Liberal Democrat conference will be the Nick Clegg show

Think you’ve seen a lot of Nick Clegg recently? There’s more to come. Tomorrow he’ll take a Q and A session with students and a round table meeting in the morning with teenagers who’ve just got their GCSE results. If you’re on the Lib Dem membership lists you’re going to get a lot more than that.

The party is planning to turn round flagging morale in some parts of the ranks with more leader contact – blogs, online chat etc. MPs are getting “catch-up” calls more frequently. And at the conference itself next month there will be Nick Clegg on the menu every day he’s there.

He’ll address a rally on the Saturday, do a Q and A session with members on the Sunday and deliver his speech on the Monday before flying off to New York to address the United Nations on the Tuesday.

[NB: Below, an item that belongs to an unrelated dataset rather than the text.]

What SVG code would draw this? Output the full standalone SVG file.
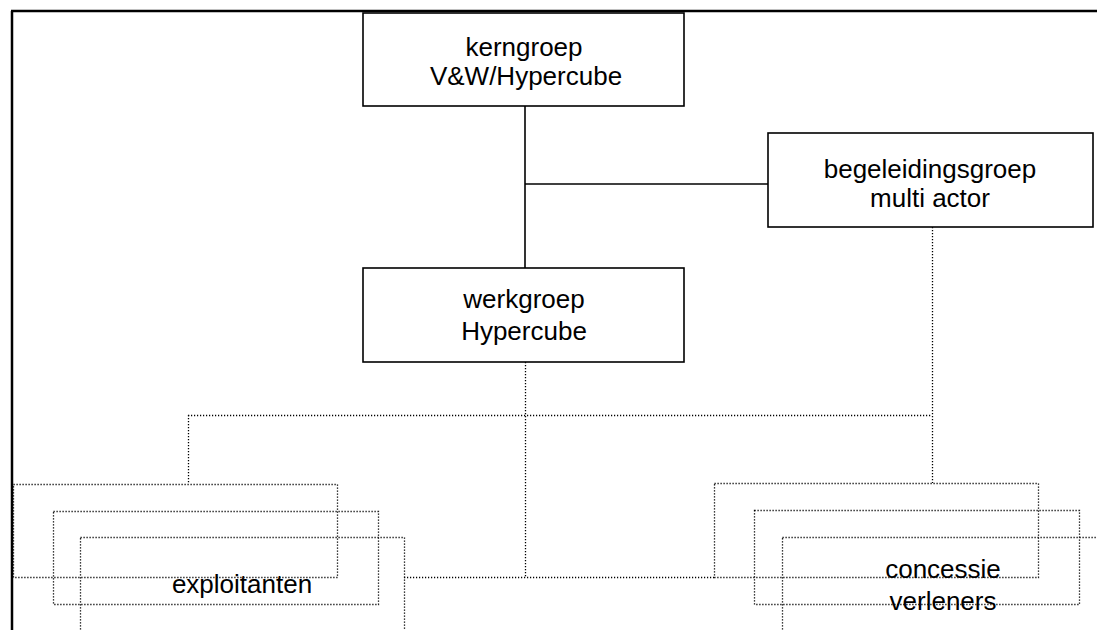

Party strategists say the conference will also give the party an opportunity to celebrate their arrival in office – not something you will have seen a lot of in the Lib Dem ranks.

It’s been a “big step” coming into office, one strategist says, and “a bit sudden,” but a lot of members take pride in the fact that their MPs are rising to the challenge.

The party bigwigs, of course, know that there are malcontents in the ranks who don’t think there’s much to celebrate, know too that the polls show them in the mid-teens (another one on the way tonight I hear that suggests that’s still the case and that Labour is neck and neck with the Tories thanks largely to shaving off Lib Dem support).

But they maintain that they are the minority, just as they were when the party first plunged into coalition on the night of 11 May.

By the way, Nick Clegg wrongly said in a BBC interview today that Charles Kennedy voted against the coalition deal in the gathering of MPs that night. Mr Kennedy did say he couldn’t support the coalition at that meeting but I am told he abstained.

Something like four other Lib Dem MPs abstained though I’m still not clear who they all were and whether they were simply absent, conveniently absent, hiding in a cupboard or menacingly present and silent.